Almost certainly every fund you recommend within an ISA or GIA is a MiFID II in scope financial instrument. The fact that we label them as 'model portfolios' doesn't stop them being a collection of individually recommended funds.
The easiest thing to do is start to look at how infrequently you can do things and bundle all these reportable events into as few as possible in an annual cycle. Otherwise you're going to drown in paperwork
I thought there was slightly different rulings for ETFs etc...
Regardless, we always do a brief template SR for rebalances as we are on an Advisory basis and then with top ups re confirm investment horizon, risk profile and charges.

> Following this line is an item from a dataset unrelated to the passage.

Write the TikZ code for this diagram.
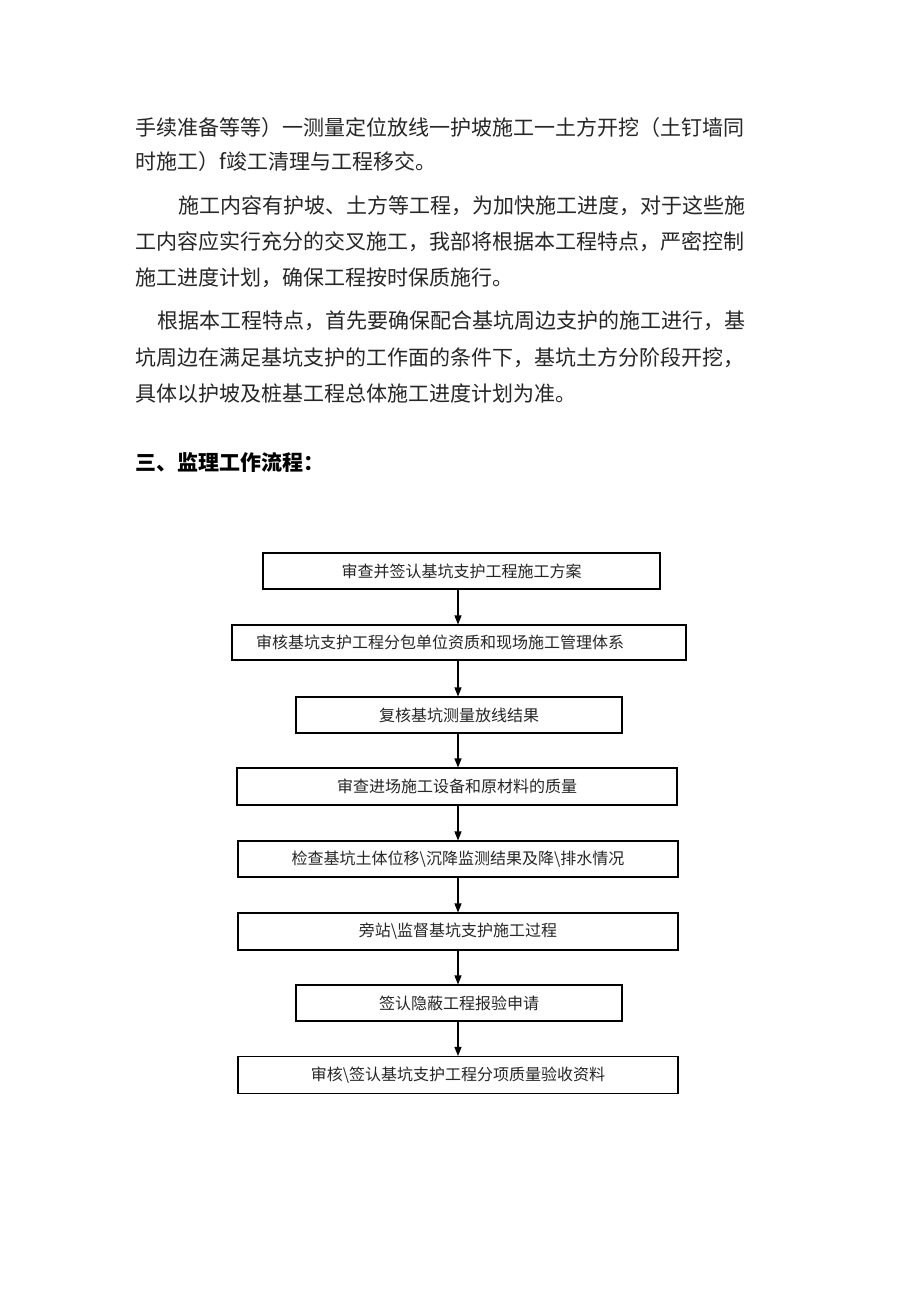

We'll just have to ask the FCA when they visit
The obligation to provide SR does not apply: COBS 9.4.3 (5)
(not withstanding MifiFID cost disclosure)
Which is basically the full works, less any elements that can be referred back to the initial recommendation.
In the case of a fund switch, unless you knew what fund you would be switching into on the subsequent review, the fund is a mifid in scope instrument subject to full suitability requirements. The exemptions in cobs 9 don't automatically apply to things that are regulated by cobs 9a.
Page 36 Question 9
https://www.esma.europa.eu/sites/default/files/library/esma35-43-349_mifid_ii_qas_on_investor_protection_topics.pdf
In ESMA’s view, when providing portfolio management to retail clients, investment firms should
comply with their obligation under sub-paragraph 4 of Article 25(6) of MiFID II by providing the
additional information on how the investment meets the client’s preferences, objectives and other characteristics in the context of the periodic ex-post report required under Article 60 of
the MiFID II Delegated Regulation.
In particular, it would be reasonable to expect that investment firms should follow the deadlines
specified in paragraph 3 of the above-mentioned Article 60 of the MiFID II Delegated
Regulation, whereas regarding the format, it should be left to firms to decide whether or not to
use one single document.
This periodic additional information should be updated when the report is issued and should
be based on the assessment of the client’s portfolio as a whole.